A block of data
◆ ◆ ◆ ◆ ◆ ◆ ◆

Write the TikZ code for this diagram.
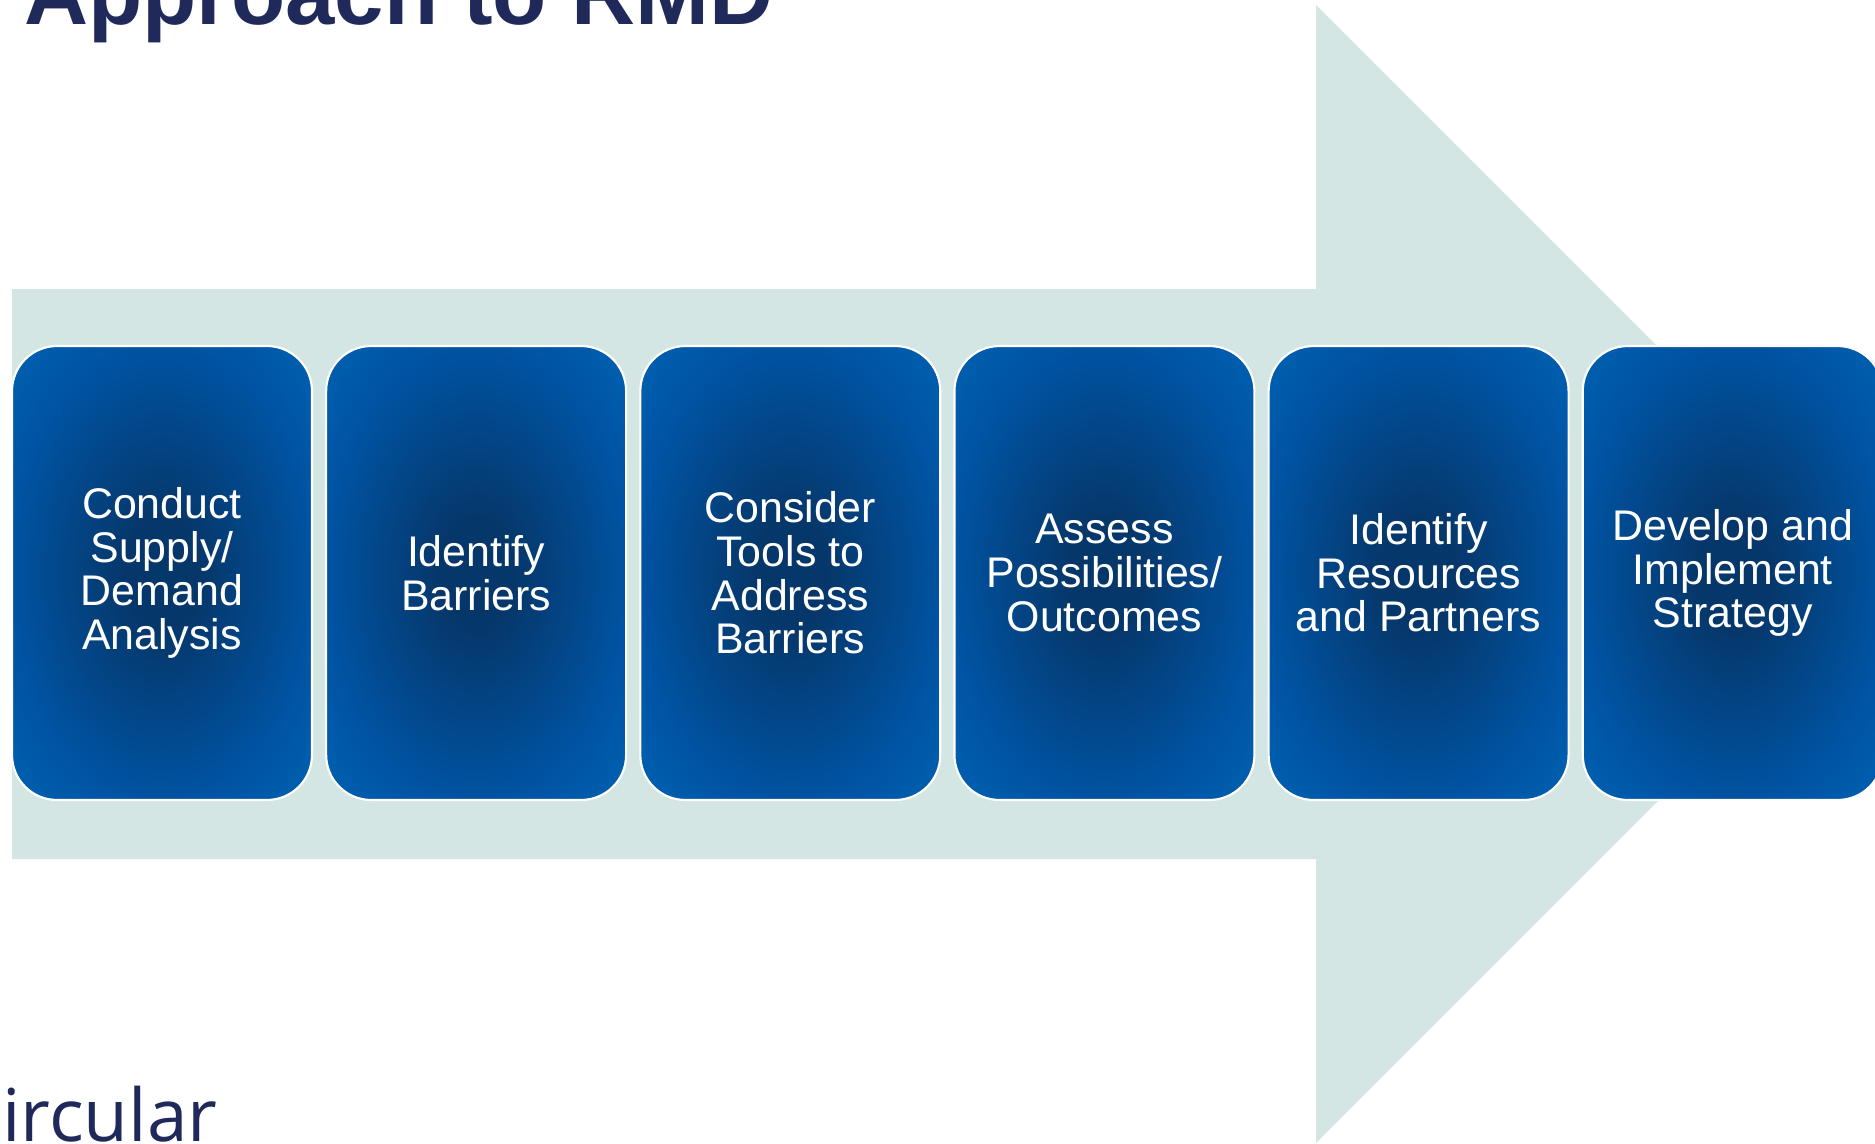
\documentclass[tikz,border=0pt]{standalone}
\usepackage{fontspec}
\setmainfont{Liberation Sans}
\newfontfamily\captionfont{Open Sans}
\usepackage{xcolor}
\usetikzlibrary{positioning}

\definecolor{navy}{HTML}{1F2A5B}
\definecolor{arrowfill}{HTML}{D3E6E4}
\definecolor{boxdark}{HTML}{06376A}
\definecolor{boxmid}{HTML}{0053A2}
\definecolor{boxlight}{HTML}{0062B3}

\pgfdeclareradialshading{stepshade}{\pgfpoint{0bp}{0bp}}{%
  color(0bp)=(boxdark); color(6bp)=(boxdark); color(25bp)=(boxmid);
  color(36bp)=(boxlight); color(50bp)=(boxlight)}

\tikzset{
  stepbox/.style={rectangle, rounded corners=0.9cm, draw=white, line width=1.2pt,
    shading=stepshade, minimum width=6cm, minimum height=9.08cm,
    text=white, align=center, font=\fontsize{24.4}{24.8}\selectfont},
  heading/.style={anchor=base west, inner sep=0pt, text=navy}
}

\begin{document}
\begin{tikzpicture}[x=0.02cm, y=-0.02cm, node distance=0.242cm]
  \useasboundingbox (0,0) rectangle (1875,1143);
  \clip (0,0) rectangle (1875,1143);
  % Big arrow behind the steps
  \fill[arrowfill] (12,289) -- (1316,289) -- (1316,5) -- (1885,574)
    -- (1316,1143) -- (1316,859) -- (12,859) -- cycle;
  % Title
  \node[heading, font=\bfseries\fontsize{50.5}{50}\selectfont] (title) at (24,24) {Approach to RMD};
  % Define nodes
  \node[stepbox] (supply) at (162,573) {Conduct\\Supply/\\Demand\\Analysis}; %
  \node[stepbox, right=of supply] (barriers) {Identify\\Barriers}; %
  \node[stepbox, right=of barriers] (tools) {Consider\\Tools to\\Address\\Barriers};
  \node[stepbox, right=of tools] (outcomes) {Assess\\Possibilities/\\Outcomes};
  \node[stepbox, right=of outcomes] (partners) {Identify\\Resources\\and Partners};
  \node[stepbox, right=of partners] (strategy) {Develop and\\Implement\\Strategy};
  \node[heading, font=\captionfont\fontsize{41.5}{41.5}\selectfont] (circular) at (2,1141) {ircular};
\end{tikzpicture}
\end{document}
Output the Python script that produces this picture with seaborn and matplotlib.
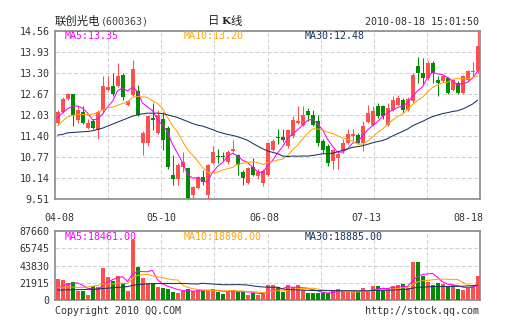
import numpy as np
import pandas as pd
import matplotlib
matplotlib.use("Agg")
import matplotlib.pyplot as plt
import seaborn as sns

# ---- daily bars: 联创光电 (600363) ----
opens = [11.80, 12.14, 12.52, 12.66, 11.88, 12.13, 11.64, 11.86, 11.58, 12.19,
         12.79, 12.91, 12.91, 13.24, 12.35, 12.65, 12.77, 11.19, 11.19, 11.94,
         11.50, 11.91, 11.64, 10.23, 10.11, 10.48, 10.44, 9.63, 9.84, 10.17,
         9.63, 10.58, 10.81, 10.81, 10.62, 10.95, 10.83, 10.33, 9.99, 10.48,
         10.20, 9.99, 10.23, 10.98, 11.37, 11.37, 11.10, 11.40, 11.80, 11.73,
         12.15, 12.05, 11.85, 11.25, 11.10, 10.66, 10.75, 10.95, 11.19, 11.40,
         11.43, 11.19, 11.82, 11.73, 12.31, 12.31, 11.73, 12.19, 12.34, 12.49,
         12.19, 12.46, 13.51, 13.30, 13.15, 13.60, 13.10, 13.06, 13.15, 12.79,
         13.00, 12.70, 13.09, 13.34, 13.36]
highs = [12.20, 12.58, 12.70, 12.68, 12.30, 12.30, 11.90, 11.90, 12.20, 13.22,
         13.21, 13.30, 13.59, 13.30, 12.50, 13.69, 12.94, 11.55, 12.05, 12.40,
         12.19, 12.13, 11.70, 10.83, 10.60, 10.93, 10.45, 9.90, 10.20, 10.38,
         10.55, 11.10, 11.00, 10.93, 10.98, 11.28, 10.85, 10.38, 10.47, 10.75,
         10.40, 10.40, 11.22, 11.30, 11.62, 11.62, 11.62, 12.00, 12.30, 12.30,
         12.25, 12.19, 12.04, 11.30, 11.15, 11.00, 10.95, 11.32, 11.62, 11.62,
         11.50, 11.85, 12.34, 12.30, 12.40, 12.35, 12.40, 12.60, 12.65, 12.55,
         12.58, 13.30, 13.78, 13.75, 13.65, 13.65, 13.22, 13.25, 13.18, 13.12,
         13.05, 13.25, 13.40, 13.62, 14.56]
lows = [11.72, 12.10, 12.48, 11.70, 11.78, 11.75, 11.60, 11.60, 11.31, 12.10,
        12.75, 12.60, 12.88, 12.50, 12.30, 12.60, 12.00, 10.83, 11.10, 11.58,
        11.45, 10.98, 10.40, 9.93, 9.93, 10.33, 9.51, 9.51, 9.80, 9.93,
        9.51, 10.55, 10.60, 10.65, 10.55, 10.93, 10.23, 9.93, 9.95, 10.20,
        10.10, 9.90, 10.20, 10.95, 11.15, 11.22, 11.05, 11.35, 11.75, 11.70,
        11.85, 11.70, 11.10, 10.90, 10.50, 10.40, 10.40, 10.90, 11.15, 11.25,
        11.15, 10.95, 11.78, 11.70, 11.95, 11.90, 11.70, 12.15, 12.30, 12.10,
        12.15, 12.40, 12.99, 12.95, 13.10, 13.00, 12.60, 13.02, 12.66, 12.75,
        12.66, 12.66, 13.05, 13.20, 13.30]
closes = [12.14, 12.52, 12.66, 12.03, 12.19, 11.80, 11.80, 11.64, 12.13, 12.92,
          12.87, 12.67, 13.21, 12.58, 12.45, 13.42, 12.04, 11.49, 12.00, 11.88,
          12.03, 11.28, 10.47, 10.11, 10.53, 10.63, 9.54, 9.88, 10.18, 10.02,
          10.53, 10.93, 10.78, 10.78, 10.93, 11.01, 10.53, 10.14, 10.44, 10.23,
          10.33, 10.35, 11.19, 11.25, 11.33, 11.28, 11.58, 11.88, 11.86, 12.03,
          12.03, 11.74, 11.19, 10.98, 10.59, 10.98, 10.85, 11.20, 11.46, 11.45,
          11.19, 11.70, 12.10, 12.15, 12.00, 12.00, 12.25, 12.50, 12.55, 12.19,
          12.52, 13.24, 13.30, 13.15, 13.60, 13.30, 13.00, 13.21, 12.70, 13.09,
          12.70, 13.21, 13.36, 13.36, 14.11]
volumes = [26680, 25400, 21175, 23290, 11860, 11860, 6350, 17790, 16090, 41080,
           29650, 24560, 30490, 22020, 11430, 76230, 42350, 28370, 21175, 20330,
           16940, 15670, 14400, 10590, 9320, 11010, 13550, 11430, 12700, 11430,
           12700, 13550, 10590, 7620, 11430, 12700, 10590, 10590, 6350, 9320,
           6350, 7620, 19060, 19060, 16090, 10590, 19060, 16090, 19060, 12700,
           8470, 9320, 9320, 8470, 8470, 11960, 14070, 10690, 10690, 9840,
           9840, 14920, 10690, 17460, 18310, 11960, 14920, 17460, 19160, 20430,
           14920, 47960, 47960, 31020, 23390, 19060, 22020, 20330, 16090, 19095,
           13500, 12500, 16500, 19000, 30805]

# moving-average values before the first full window (from earlier sessions)
ma5_head = [11.95, 12.10, 12.22, 12.30]
ma10_head = [11.70, 11.85, 11.98, 12.02, 12.05, 12.05, 12.05, 12.06, 12.10]
ma30_head = [11.43, 11.45, 11.50, 11.51, 11.52, 11.53, 11.54, 11.56, 11.60, 11.64,
             11.70, 11.76, 11.82, 11.88, 11.94, 12.00, 12.04, 12.07, 12.09, 12.09,
             12.09, 12.08, 12.04, 12.00, 11.96, 11.90, 11.84, 11.78, 11.73]
vma5_head = [15000, 18000, 20000, 21000]
vma10_head = [16000, 16500, 16500, 16500, 16000, 16000, 16500, 17500, 18500]
vma30_head = [12700, 12700, 12900, 13000, 13100, 13300, 13500, 13700, 14000, 14500,
              15000, 15500, 16000, 16500, 17000, 18500, 19500, 20000, 20500, 20800,
              21000, 21000, 21000, 21000, 21000, 21000, 20800, 20500, 20300]

date_labels = ["04-08", "05-10", "06-08", "07-13", "08-18"]
price_ticks = ["9.51", "10.14", "10.77", "11.40", "12.03", "12.67", "13.30", "13.93", "14.56"]
volume_ticks = ["0", "21915", "43830", "65745", "87660"]

RED = "#ff4f4f"
GREEN = "#008c00"
C_MA5 = "#ff00ff"
C_MA10 = "#ffa500"
C_MA30 = "#16365f"
FRAME = "#8a8a8a"
GRIDC = "#d2d2d2"
TXT = "#333333"
MONO = "DejaVu Sans Mono"

sns.set_theme(style="white")
plt.rcParams["font.family"] = ["Noto Sans CJK SC", "DejaVu Sans"]

df = pd.DataFrame({"open": opens, "high": highs, "low": lows,
                   "close": closes, "vol": volumes})
df["idx"] = np.arange(len(df))
df["dir"] = np.where(df["close"] >= df["open"], "up", "down")


def moving(series, n, head):
    m = series.rolling(n).mean().to_numpy()
    m[: n - 1] = head
    return m


for n, h, vh in [(5, ma5_head, vma5_head), (10, ma10_head, vma10_head),
                 (30, ma30_head, vma30_head)]:
    df[f"ma{n}"] = moving(df["close"], n, h)
    df[f"vma{n}"] = moving(df["vol"], n, vh)

W, H = 505, 330
fig = plt.figure(figsize=(W / 100, H / 100), dpi=100)
fig.patch.set_facecolor("white")
ax = fig.add_axes([55 / W, 1 - 199 / H, 425 / W, 168 / H])
axv = fig.add_axes([55 / W, 1 - 300 / H, 425 / W, 69 / H])

n = len(df)
xlo, xhi = -0.5, n - 0.5
grid_x = np.linspace(xlo, xhi, 9)[1:-1]
pcol = df["dir"].map({"up": RED, "down": GREEN})

# ---- candlesticks ----
body_lo = np.minimum(df["open"], df["close"])
body_h = np.maximum(np.abs(df["close"] - df["open"]), 0.03)
ax.vlines(df["idx"], df["low"], df["high"], colors=pcol, linewidth=0.75, zorder=3)
ax.bar(df["idx"], body_h, bottom=body_lo, width=0.8, color=pcol,
       linewidth=0, zorder=4)

for col, c in [("ma5", C_MA5), ("ma10", C_MA10), ("ma30", C_MA30)]:
    sns.lineplot(data=df, x="idx", y=col, color=c, linewidth=0.75, ax=ax, zorder=5)

ymin, ymax = float(price_ticks[0]), float(price_ticks[-1])
ax.set_ylim(ymin, ymax)
ax.set_yticks(np.linspace(ymin, ymax, len(price_ticks)), labels=price_ticks)

# ---- volume ----
sns.barplot(data=df, x="idx", y="vol", hue="dir", palette={"up": RED, "down": GREEN},
            native_scale=True, width=0.8, dodge=False, legend=False,
            saturation=1, linewidth=0, ax=axv, zorder=3)
for col, c in [("vma5", C_MA5), ("vma10", C_MA10), ("vma30", C_MA30)]:
    sns.lineplot(data=df, x="idx", y=col, color=c, linewidth=0.75, ax=axv, zorder=5)
vmax = float(volume_ticks[-1])
axv.set_ylim(0, vmax)
axv.set_yticks(np.linspace(0, vmax, len(volume_ticks)), labels=volume_ticks)

for a in (ax, axv):
    a.set_xlim(xlo, xhi)
    a.set_xlabel("")
    a.set_ylabel("")
    a.set_xticks(grid_x, labels=[])
    a.grid(True, color=GRIDC, linewidth=0.75, linestyle=(0, (4, 2)))
    a.set_axisbelow(True)
    a.tick_params(axis="both", which="both", length=0, pad=4, labelsize=7.2,
                  labelcolor=TXT)
    for lab in a.get_yticklabels():
        lab.set_fontfamily(MONO)
    for s in a.spines.values():
        s.set_color(FRAME)
        s.set_linewidth(1.2)
        s.set_visible(True)

ax.set_xticks(np.linspace(0.4, 82.2, len(date_labels)), labels=date_labels, minor=True)
ax.tick_params(axis="x", which="minor", pad=10)
for lab in ax.get_xticklabels(minor=True):
    lab.set_fontfamily(MONO)
    lab.set_fontsize(7.2)
    lab.set_color(TXT)


def ftext(x, y, s, **kw):
    fig.text(x / W, 1 - y / H, s, **kw)


mono = dict(family=MONO, fontsize=7.2, va="center")
last = df.iloc[-1]
ftext(65, 36, f"MA5:{last['ma5']:.2f}", color=C_MA5, **mono)
ftext(184, 36, f"MA10:{last['ma10']:.2f}", color=C_MA10, **mono)
ftext(305, 36, f"MA30:{last['ma30']:.2f}", color=C_MA30, **mono)
ftext(65, 237, f"MA5:{last['vma5']:.2f}", color=C_MA5, zorder=10, **mono)
ftext(184, 237, f"MA10:{last['vma10']:.2f}", color=C_MA10, zorder=10, **mono)
ftext(305, 237, f"MA30:{last['vma30']:.2f}", color=C_MA30, zorder=10, **mono)

ftext(55, 21, "联创光电", color="#222222", fontsize=8.2, va="center",
      family=["Noto Sans CJK SC", "DejaVu Sans"])
ftext(101, 21.5, "(600363)", color="#444444", family=MONO, fontsize=7.2, va="center")
ftext(208, 21, "日", color="#222222", fontsize=8.2, va="center",
      family=["Noto Sans CJK SC"])
ftext(221, 21, "K", color="#222222", fontsize=7.5, va="center",
      family=["DejaVu Serif"], fontweight="bold")
ftext(230, 21, "线", color="#222222", fontsize=8.2, va="center",
      family=["Noto Sans CJK SC"])
ftext(479, 22, "2010-08-18 15:01:50", color=TXT, ha="right", **mono)
ftext(55, 311, "Copyright 2010 QQ.COM", color=TXT, **mono)
ftext(479, 311, "http://stock.qq.com", color=TXT, ha="right", **mono)

fig.savefig("out.png", dpi=100, facecolor="white")
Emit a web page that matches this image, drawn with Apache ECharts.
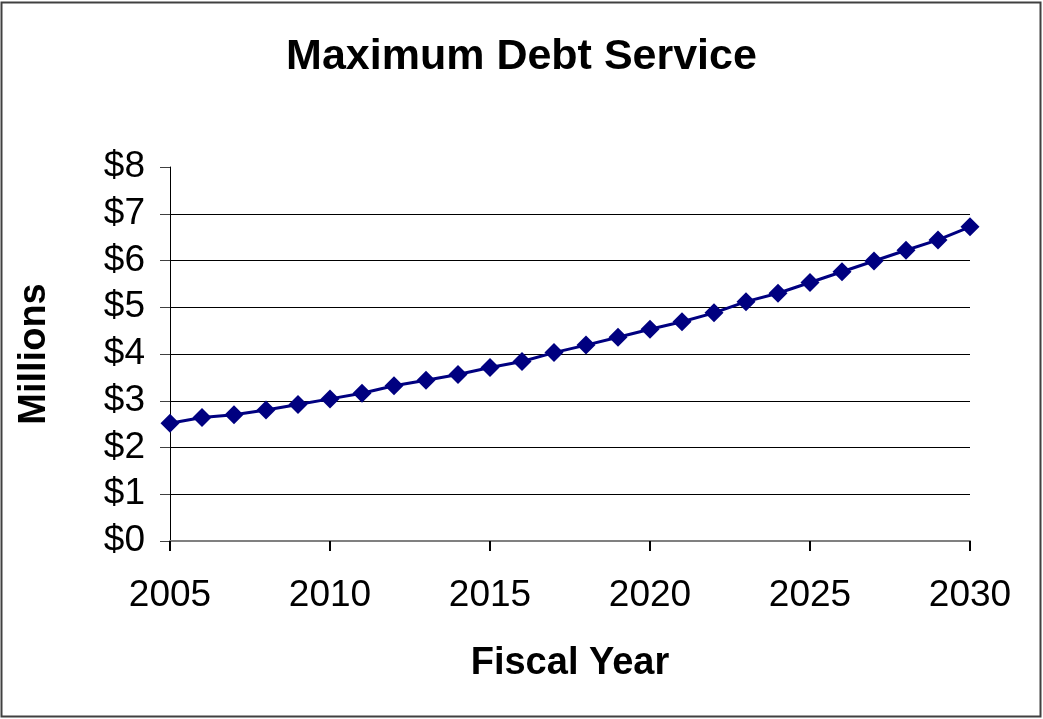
<!DOCTYPE html>
<html>
<head>
<meta charset="utf-8">
<script src="https://cdn.jsdelivr.net/npm/echarts@6/dist/echarts.min.js"></script>
<style>
html,body{margin:0;padding:0;background:#fff;}
#chart{width:1043px;height:719px;}
</style>
</head>
<body>
<div id="chart"></div>
<script>
const years = [2005,2006,2007,2008,2009,2010,2011,2012,2013,2014,2015,2016,2017,2018,2019,2020,2021,2022,2023,2024,2025,2026,2027,2028,2029,2030];
const debtService = [2.52,2.64,2.70,2.80,2.92,3.04,3.16,3.32,3.44,3.56,3.71,3.84,4.03,4.19,4.36,4.53,4.69,4.88,5.12,5.30,5.53,5.76,5.99,6.22,6.44,6.72];
const yTicks = [0,1,2,3,4,5,6,7,8];
const xTicks = [2005,2010,2015,2020,2025,2030];

const FONT = '"Liberation Sans", Arial, sans-serif';
const chart = echarts.init(document.getElementById('chart'));
chart.setOption({
  animation: false,
  backgroundColor: '#fff',
  title: {
    text: 'Maximum Debt Service',
    left: 'center',
    top: 31,
    textStyle: {fontFamily: FONT, fontSize: 43, fontWeight: 'bold', color: '#000'}
  },
  graphic: [{
    type: 'rect',
    shape: {x: 1.5, y: 2.5, width: 1039, height: 714},
    style: {fill: 'none', stroke: '#404040', lineWidth: 2},
    silent: true
  }],
  grid: {left: 170, right: 73, top: 167, bottom: 178, containLabel: false, outerBoundsMode: 'none'},
  xAxis: {
    type: 'value',
    min: xTicks[0],
    max: xTicks[xTicks.length - 1],
    interval: 5,
    name: 'Fiscal Year',
    nameLocation: 'middle',
    nameGap: 104,
    nameMoveOverlap: false,
    nameTextStyle: {fontFamily: FONT, fontSize: 38, fontWeight: 'bold', color: '#000'},
    axisLine: {show: true, onZero: false, lineStyle: {color: '#808080', width: 2}},
    axisTick: {show: true, inside: false, length: 10, lineStyle: {color: '#000', width: 2}},
    axisLabel: {fontFamily: FONT, fontSize: 37, color: '#000', margin: 36, formatter: v => String(v)},
    splitLine: {show: false}
  },
  yAxis: {
    type: 'value',
    min: yTicks[0],
    max: yTicks[yTicks.length - 1],
    interval: 1,
    name: 'Millions',
    nameLocation: 'middle',
    nameGap: 116,
    nameRotate: 90,
    nameMoveOverlap: false,
    nameTextStyle: {fontFamily: FONT, fontSize: 38, fontWeight: 'bold', color: '#000'},
    axisLine: {show: true, lineStyle: {color: '#000', width: 1}},
    axisTick: {show: true, inside: false, length: 10, lineStyle: {color: '#404040', width: 1}},
    axisLabel: {fontFamily: FONT, fontSize: 37, color: '#000', margin: 25, formatter: v => '$' + v},
    splitLine: {show: true, showMaxLine: false, showMinLine: false, lineStyle: {color: '#000', width: 1}}
  },
  series: [{
    type: 'line',
    data: years.map((y, i) => [y, debtService[i]]),
    symbol: 'diamond',
    symbolSize: 19,
    lineStyle: {color: '#000080', width: 3},
    itemStyle: {color: '#000080'},
    z: 5
  }]
});
</script>
</body>
</html>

◆ ◆ ◆ ◆ ◆ ◆ ◆

Word for word, repeat the lines above from the one with "Emit a web page" through the one with "const xTicks = [2005,2010,2015,2020,2025,2030];", and nothing beyond them. Omit the pictures.

Emit a web page that matches this image, drawn with Apache ECharts.
<!DOCTYPE html>
<html>
<head>
<meta charset="utf-8">
<script src="https://cdn.jsdelivr.net/npm/echarts@6/dist/echarts.min.js"></script>
<style>
html,body{margin:0;padding:0;background:#fff;}
#chart{width:1043px;height:719px;}
</style>
</head>
<body>
<div id="chart"></div>
<script>
const years = [2005,2006,2007,2008,2009,2010,2011,2012,2013,2014,2015,2016,2017,2018,2019,2020,2021,2022,2023,2024,2025,2026,2027,2028,2029,2030];
const debtService = [2.52,2.64,2.70,2.80,2.92,3.04,3.16,3.32,3.44,3.56,3.71,3.84,4.03,4.19,4.36,4.53,4.69,4.88,5.12,5.30,5.53,5.76,5.99,6.22,6.44,6.72];
const yTicks = [0,1,2,3,4,5,6,7,8];
const xTicks = [2005,2010,2015,2020,2025,2030];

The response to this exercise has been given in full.